The company recently reported 2Q23 quarterly results, reflecting largely in-line revenue performance driven by strength in the Food Processing segment.
In Commercial Foodservice, new unit construction from larger chain restaurant customers has fueled the strong demand trends, especially in international markets, Brooks notes.
For Commercial Foodservice, MIDD is still tracking toward achieving the 30% segment margin goal exiting FY25 (FY22 EBITDA margin reported at 25.1%, while analyst's estimated FY23 margin rises to 27.6%)

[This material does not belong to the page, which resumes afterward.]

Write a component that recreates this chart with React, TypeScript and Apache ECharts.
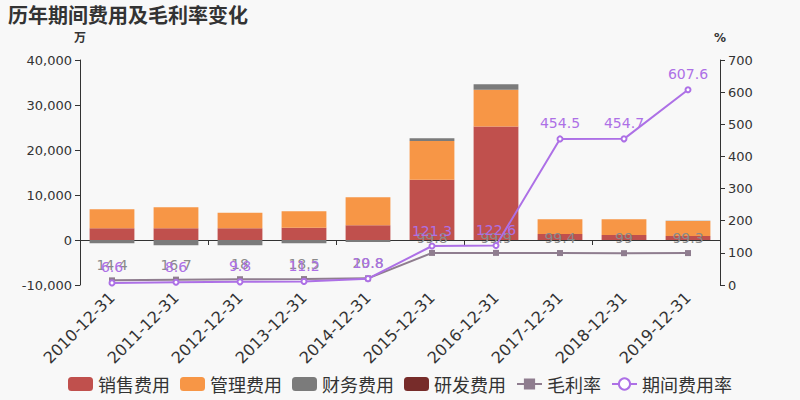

Demand has broadened out from large QSR customers, with MIDD seeing increased demand from Casual Dining operators and independent restaurants.
The Residential Kitchen segment should see revenues bottom in 3Q23 before building again in 4Q23 on a pickup in grill demand before the FY24 season.

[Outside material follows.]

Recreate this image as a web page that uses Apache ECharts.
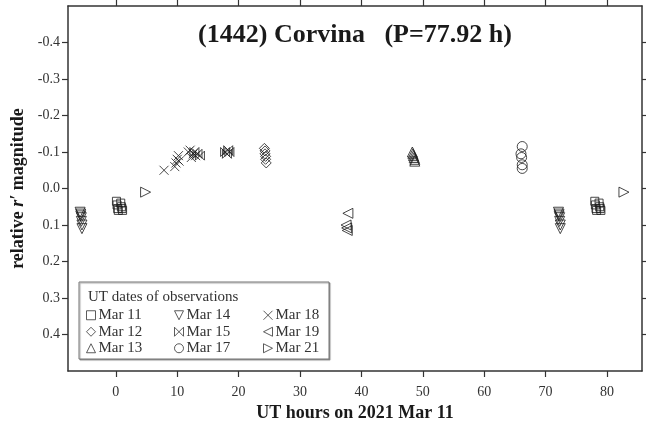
<!DOCTYPE html>
<html>
<head>
<meta charset="utf-8">
<script src="https://cdn.jsdelivr.net/npm/echarts@6/dist/echarts.min.js"></script>
<style>
  html, body { margin: 0; padding: 0; background: #fff; }
  #chart { width: 646px; height: 422px; }
</style>
</head>
<body>
<div id="chart"></div>
<script>
// Rotation period (hours) used to fold the light curve
const PERIOD = 77.92;

// Tick positions
const xTicks = [0, 10, 20, 30, 40, 50, 60, 70, 80];
const yTicks = [-0.4, -0.3, -0.2, -0.1, 0.0, 0.1, 0.2, 0.3, 0.4];

// Observation nights (legend order)
const dates = ['Mar 11', 'Mar 12', 'Mar 13', 'Mar 14', 'Mar 15', 'Mar 17', 'Mar 18', 'Mar 19', 'Mar 21'];

// [UT hours since 2021 Mar 11 0h (folded), relative r' magnitude]
const mar11 = [[0.1, 0.035], [0.2, 0.045], [0.3, 0.055], [0.4, 0.060], [0.8, 0.040], [0.9, 0.050], [1.0, 0.055], [1.1, 0.060]];
const mar12 = [[24.2, -0.110], [24.3, -0.103], [24.3, -0.095], [24.4, -0.088], [24.4, -0.080], [24.5, -0.070]];
const mar13 = [[48.3, -0.100], [48.4, -0.095], [48.5, -0.090], [48.6, -0.085], [48.7, -0.080], [48.7, -0.075]];
const mar14 = [[72.1, 0.065], [72.2, 0.070], [72.2, 0.075], [72.3, 0.080], [72.3, 0.090], [72.4, 0.100], [72.4, 0.110]];
const mar15 = [[12.8, -0.100], [13.3, -0.095], [13.7, -0.090], [17.8, -0.100], [18.1, -0.095], [18.3, -0.105], [18.5, -0.100]];
const mar17 = [[66.2, -0.115], [66.0, -0.095], [66.1, -0.085], [66.2, -0.065], [66.2, -0.055]];
const mar18 = [[7.85, -0.050], [9.6, -0.060], [9.8, -0.070], [10.0, -0.080], [10.2, -0.090], [10.3, -0.075],
               [11.8, -0.100], [12.1, -0.105], [12.3, -0.085], [12.6, -0.095], [13.0, -0.090]];
const mar19 = [[37.8, 0.068], [37.5, 0.100], [37.6, 0.108], [37.7, 0.115]];
const mar21 = [[4.85, 0.010]];

const nights = [mar11, mar12, mar13, mar14, mar15, mar17, mar18, mar19, mar21];

// Plotted time span: one period with a 10% margin on each side
const X_MIN = -0.1 * PERIOD;
const X_MAX = 1.1 * PERIOD;

// Repeat each point one period earlier/later when it falls inside the span
function fold(points) {
  const out = [];
  points.forEach(([t, m]) => {
    [t - PERIOD, t, t + PERIOD].forEach(s => {
      if (s >= X_MIN && s <= X_MAX) out.push([s, m]);
    });
  });
  return out;
}

const FONT = 'Liberation Serif';
const INK = '#1a1a1a';

// Open markers, one per night
const markers = [
  { symbol: 'rect', size: 8 },
  { symbol: 'diamond', size: 10 },
  { symbol: 'path://M5,0L10,10L0,10Z', size: 10 },        // up triangle
  { symbol: 'path://M0,0L10,0L5,10Z', size: 10 },         // down triangle
  { symbol: 'path://M0,0L10,10L10,0L0,10Z', size: 9 },    // bowtie
  { symbol: 'circle', size: 10 },
  { symbol: 'path://M0,0L10,10M10,0L0,10', size: 9 },     // cross
  { symbol: 'path://M10,0L10,10L0,5Z', size: 10 },        // left triangle
  { symbol: 'path://M0,0L0,10L10,5Z', size: 10 }          // right triangle
];

const series = nights.map((pts, i) => ({
  name: dates[i],
  type: 'scatter',
  xAxisIndex: 0,
  yAxisIndex: 0,
  data: fold(pts),
  symbol: markers[i].symbol,
  symbolSize: markers[i].size,
  itemStyle: { color: 'rgba(255,255,255,0)', borderColor: INK, borderWidth: 1 },
  emphasis: { disabled: true },
  z: 3
}));

const tickLabel = { fontFamily: FONT, fontSize: 14, color: '#333' };
const frameLine = { show: true, onZero: false, lineStyle: { color: '#333', width: 1.5 } };
const frameTick = { show: true, inside: false, length: 6, lineStyle: { color: '#333', width: 1.2 } };

const chart = echarts.init(document.getElementById('chart'), null, { renderer: 'canvas' });

chart.setOption({
  animation: false,
  backgroundColor: '#fff',
  grid: { left: 68, right: 4, top: 6, bottom: 51, containLabel: false, outerBoundsMode: 'none' },
  xAxis: [
    {
      type: 'value', position: 'bottom', min: X_MIN, max: X_MAX,
      axisLine: frameLine,
      axisTick: Object.assign({ customValues: xTicks }, frameTick),
      axisLabel: Object.assign({ customValues: xTicks, margin: 14, formatter: v => String(Math.round(v)) }, tickLabel),
      splitLine: { show: false },
      name: 'UT hours on 2021 Mar 11',
      nameLocation: 'middle',
      nameGap: 29,
      nameTextStyle: { fontFamily: FONT, fontSize: 18, fontWeight: 'bold', color: INK }
    },
    {
      type: 'value', position: 'top', min: X_MIN, max: X_MAX,
      axisLine: frameLine,
      axisTick: Object.assign({ customValues: xTicks }, frameTick),
      axisLabel: { show: false },
      splitLine: { show: false }
    }
  ],
  yAxis: [
    {
      type: 'value', position: 'left', min: -0.5, max: 0.5, inverse: true,
      axisLine: frameLine,
      axisTick: Object.assign({ customValues: yTicks }, frameTick),
      axisLabel: Object.assign({ customValues: yTicks, margin: 8, formatter: v => v.toFixed(1) }, tickLabel),
      splitLine: { show: false },
      name: '{b|relative }{i|r\u2032}{b| magnitude}',
      nameLocation: 'middle',
      nameGap: 39,
      nameTextStyle: {
        rich: {
          b: { fontFamily: FONT, fontSize: 18, fontWeight: 'bold', color: INK },
          i: { fontFamily: FONT, fontSize: 18, fontWeight: 'bold', fontStyle: 'italic', color: INK }
        }
      }
    },
    {
      type: 'value', position: 'right', min: -0.5, max: 0.5, inverse: true,
      axisLine: frameLine,
      axisTick: Object.assign({ customValues: yTicks }, frameTick),
      axisLabel: { show: false },
      splitLine: { show: false }
    }
  ],
  legend: [0, 1, 2].map(c => ({
    orient: 'vertical',
    left: [86, 174, 263][c],
    top: 307,
    itemGap: 0,
    itemWidth: 9,
    itemHeight: 9,
    padding: 0,
    selectedMode: false,
    data: dates.slice(c * 3, c * 3 + 3),
    textStyle: { fontFamily: FONT, fontSize: 15, color: '#333', lineHeight: 16.5, padding: [0, 0, 0, -2] },
    itemStyle: { borderColor: '#333', borderWidth: 1 }
  })),
  graphic: [
    {
      type: 'rect', z: 2,
      shape: { x: 79, y: 282, width: 250, height: 77 },
      style: { fill: '#fff', stroke: '#777', lineWidth: 1, shadowColor: 'rgba(0,0,0,0.35)', shadowOffsetX: 1, shadowOffsetY: 1, shadowBlur: 1 }
    },
    {
      type: 'text', z: 5, x: 88, y: 297,
      style: { text: 'UT dates of observations', fontFamily: FONT, fontSize: 15, fill: '#333', verticalAlign: 'middle' }
    },
    {
      type: 'text', z: 5, x: 355, y: 35,
      style: { text: '(1442) Corvina   (P=77.92 h)', fontFamily: FONT, fontSize: 26, fontWeight: 'bold', fill: INK, align: 'center', verticalAlign: 'middle' }
    }
  ],
  series: series
});
</script>
</body>
</html>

The analyst notes that the inventory destocking process in both Residential Kitchen and Commercial Foodservice dealers will likely continue through 3Q23, muting revenue expectations somewhat before an anticipated normalization in demand trends into 4Q23.
The analyst lowered FY23 revenue estimates from $4.22 billion to $4.15 billion.
For FY24, the analyst lowered revenue estimates from $4.45 billion to $4.34 billion.
Price Action: MIDD shares are trading higher by 2.88% to $146.66 on the last check Monday.